**EXERCISE DIRECTIONS**
Extract only the first line of the listing and every line after it up to and including the one with "var watermark = '头条 @濮阳房产网';". Omit the pictures.
(begin)
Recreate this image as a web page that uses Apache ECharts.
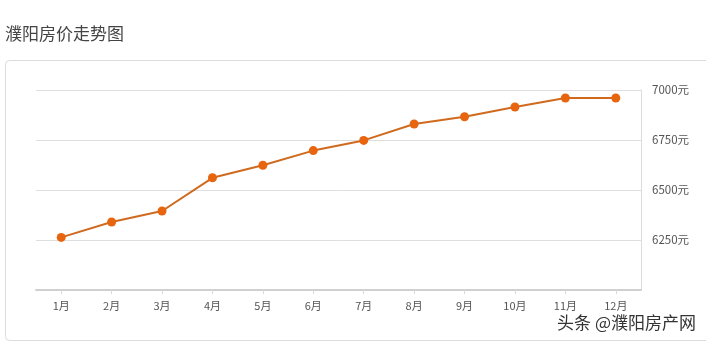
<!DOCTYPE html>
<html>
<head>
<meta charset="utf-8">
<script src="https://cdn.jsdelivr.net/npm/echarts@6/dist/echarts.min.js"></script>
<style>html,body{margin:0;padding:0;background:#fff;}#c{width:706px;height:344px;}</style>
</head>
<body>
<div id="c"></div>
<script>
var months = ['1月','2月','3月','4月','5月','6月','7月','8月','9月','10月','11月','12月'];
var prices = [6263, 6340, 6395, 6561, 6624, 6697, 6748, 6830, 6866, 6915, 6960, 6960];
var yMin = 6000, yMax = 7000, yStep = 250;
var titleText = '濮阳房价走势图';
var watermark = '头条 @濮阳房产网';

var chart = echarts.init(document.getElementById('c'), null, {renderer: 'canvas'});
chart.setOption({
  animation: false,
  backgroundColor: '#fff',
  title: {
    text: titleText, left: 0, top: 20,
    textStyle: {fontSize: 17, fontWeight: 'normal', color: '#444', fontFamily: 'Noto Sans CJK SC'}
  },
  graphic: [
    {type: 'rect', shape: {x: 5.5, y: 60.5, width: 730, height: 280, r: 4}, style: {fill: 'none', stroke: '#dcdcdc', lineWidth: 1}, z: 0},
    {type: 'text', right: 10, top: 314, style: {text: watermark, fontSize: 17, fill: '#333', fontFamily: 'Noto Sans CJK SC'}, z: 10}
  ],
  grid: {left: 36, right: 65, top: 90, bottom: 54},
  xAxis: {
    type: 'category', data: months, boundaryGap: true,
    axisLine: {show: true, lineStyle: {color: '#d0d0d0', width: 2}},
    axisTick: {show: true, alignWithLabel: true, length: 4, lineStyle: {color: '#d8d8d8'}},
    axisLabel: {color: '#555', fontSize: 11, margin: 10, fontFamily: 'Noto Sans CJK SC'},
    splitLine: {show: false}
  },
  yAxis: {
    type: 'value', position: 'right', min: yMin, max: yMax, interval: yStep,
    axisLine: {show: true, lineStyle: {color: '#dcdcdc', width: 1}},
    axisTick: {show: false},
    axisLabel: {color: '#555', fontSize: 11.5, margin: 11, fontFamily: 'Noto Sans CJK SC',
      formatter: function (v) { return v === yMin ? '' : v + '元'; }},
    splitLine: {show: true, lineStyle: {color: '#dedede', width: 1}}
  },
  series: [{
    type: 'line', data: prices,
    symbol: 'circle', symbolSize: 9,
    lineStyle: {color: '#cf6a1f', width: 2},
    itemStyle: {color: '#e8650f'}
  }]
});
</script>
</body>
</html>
(end)
**SOLUTION FOR THIS EXERCISE**
Recreate this image as a web page that uses Apache ECharts.
<!DOCTYPE html>
<html>
<head>
<meta charset="utf-8">
<script src="https://cdn.jsdelivr.net/npm/echarts@6/dist/echarts.min.js"></script>
<style>html,body{margin:0;padding:0;background:#fff;}#c{width:706px;height:344px;}</style>
</head>
<body>
<div id="c"></div>
<script>
var months = ['1月','2月','3月','4月','5月','6月','7月','8月','9月','10月','11月','12月'];
var prices = [6263, 6340, 6395, 6561, 6624, 6697, 6748, 6830, 6866, 6915, 6960, 6960];
var yMin = 6000, yMax = 7000, yStep = 250;
var titleText = '濮阳房价走势图';
var watermark = '头条 @濮阳房产网';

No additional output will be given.